New Delhi: Consumer confidence among urban Indians improved in May, showing a 3.2 percentage points increase in the primary consumer sentiment index compared to the previous month, according to Refinitiv-Ipsos.
The monthly primary consumer sentiment index (PCSI) is an aggregation of four sub-indices that captures how a set of consumers feel about their jobs, economic expectations, investment climate and personal financial conditions.
Interestingly, in May, all four sub-indices reported an uptick compared to the previous month.
The PCSI employment confidence or job sub-index is up 4.4 points; the PCSI economic expectations sub-index is up 2.3 points while the PCSI investment climate sub-index is up 2.5 points. The PCSI current personal financial conditions sub-index is up 3 points over last month.
“Consumer confidence of urban Indians has improved over the previous month and Indians are more confident about snagging jobs, feel positive about their personal finances, investments and have more confidence in the country’s economy. This truly means consumers are buoyant and have monies to run their monthly household expenses; have funds for discretionary spends, savings and spending on big ticket items; are confident about jobs and about the country’s economic conditions which sends positive feelers,” says Amit Adarkar, CEO, Ipsos India.
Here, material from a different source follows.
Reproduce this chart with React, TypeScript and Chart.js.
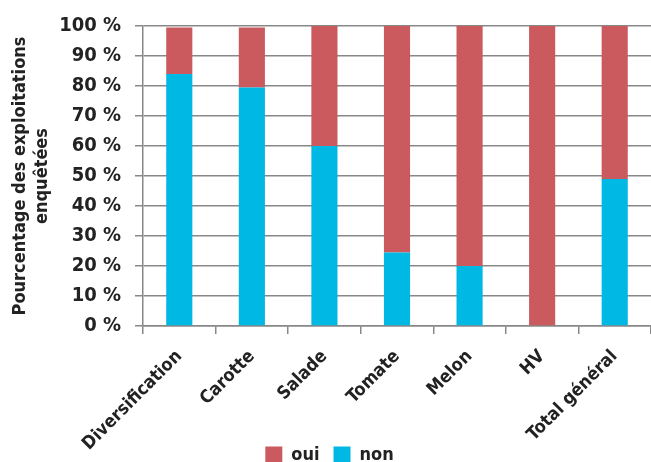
import React, { useEffect, useRef } from "react";
import { Chart, registerables } from "chart.js";

Chart.register(...registerables);

const categories = ["Diversification", "Carotte", "Salade", "Tomate", "Melon", "HV", "Total général"];
const nonValues = [84, 79.5, 60, 24.5, 20, 0, 49];
const ouiValues = [15.5, 20, 40, 75.5, 80, 100, 51];
const yTicks = [0, 10, 20, 30, 40, 50, 60, 70, 80, 90, 100];

const RED = "#CB5A5E";
const BLUE = "#00B8E4";
const FONT = "'DejaVu Sans Condensed', 'DejaVu Sans', sans-serif";

export default function App() {
  const ref = useRef<HTMLCanvasElement | null>(null);
  useEffect(() => {
    document.body.style.margin = "0";
    const ctx = ref.current!;
    const chart = new Chart(ctx, {
      type: "bar",
      data: {
        labels: categories,
        datasets: [
          { label: "non", data: nonValues, backgroundColor: BLUE, barPercentage: 0.36, categoryPercentage: 1 },
          { label: "oui", data: ouiValues, backgroundColor: RED, barPercentage: 0.36, categoryPercentage: 1 },
        ],
      },
      options: {
        animation: false,
        responsive: false,
        maintainAspectRatio: false,
        layout: { padding: { top: 6, right: 0, left: 8, bottom: -12 } },
        plugins: {
          tooltip: { enabled: false },
          legend: {
            position: "bottom",
            reverse: true,
            labels: {
              boxWidth: 17,
              boxHeight: 17,
              padding: 14,
              color: "#222",
              font: { family: FONT, size: 18, weight: "bold" },
            },
          },
        },
        scales: {
          x: {
            stacked: true,
            afterFit: (axis: any) => {
              axis.height = 106;
              // let the rotated labels run below the axis box, as in the reference
              axis._computeLabelArea = () => undefined;
            },
            grid: { drawOnChartArea: false, drawTicks: true, tickLength: 8, color: "#888", lineWidth: 1.5 },
            border: { color: "#888", width: 1.5 },
            ticks: {
              autoSkip: false,
              maxRotation: 45,
              minRotation: 45,
              color: "#222",
              padding: 12,
              font: { family: FONT, size: 18, weight: "bold" },
            },
          },
          y: {
            stacked: true,
            min: 0,
            max: 100,
            afterBuildTicks: (axis: any) => {
              axis.ticks = yTicks.map((v) => ({ value: v }));
            },
            afterFit: (axis: any) => {
              axis.width = 135;
            },
            grid: { color: "#888", lineWidth: 1.5, tickLength: 8 },
            border: { color: "#888", width: 1.5 },
            ticks: {
              autoSkip: false,
              color: "#222",
              padding: 14,
              font: { family: FONT, size: 20, weight: "bold" },
              callback: (v: any) => `${v} %`,
            },
            title: {
              display: true,
              text: ["Pourcentage des exploitations", "enquêtées"],
              color: "#222",
              padding: { top: 2, bottom: 2 },
              font: { family: FONT, size: 18, weight: "bold", lineHeight: 1.2 },
            },
          },
        },
      },
    });
    return () => chart.destroy();
  }, []);
  return (
    <div style={{ position: "fixed", left: 0, top: 0, width: 651, height: 462, background: "#fff" }}>
      <canvas ref={ref} width={651} height={462} style={{ width: 651, height: 462 }} />
    </div>
  );
}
Meanwhile, India ranked third in the pecking order in consumer confidence across all 29 markets covered in the survey.
Since March 2023, Ipsos India moved from covering the survey only online to include an expanded offline sample, using the Ipsos IndiaBus.
"We are happy to release our first report after migrating to a new methodology, of improved metrics and a more robust urban sample for India of 2200 respondents – both netizens (400) and offline sample size (1800),” Adarkar said.
Survey results are based on interviews with over 21,200 adults across 29 markets. The survey results for these countries should be viewed as reflecting the views of the more connected segment of their populations. India’s sample represents a large subset of its urban population with social economic classes A, B, C in metros and tier 1-3 town classes across all four zones.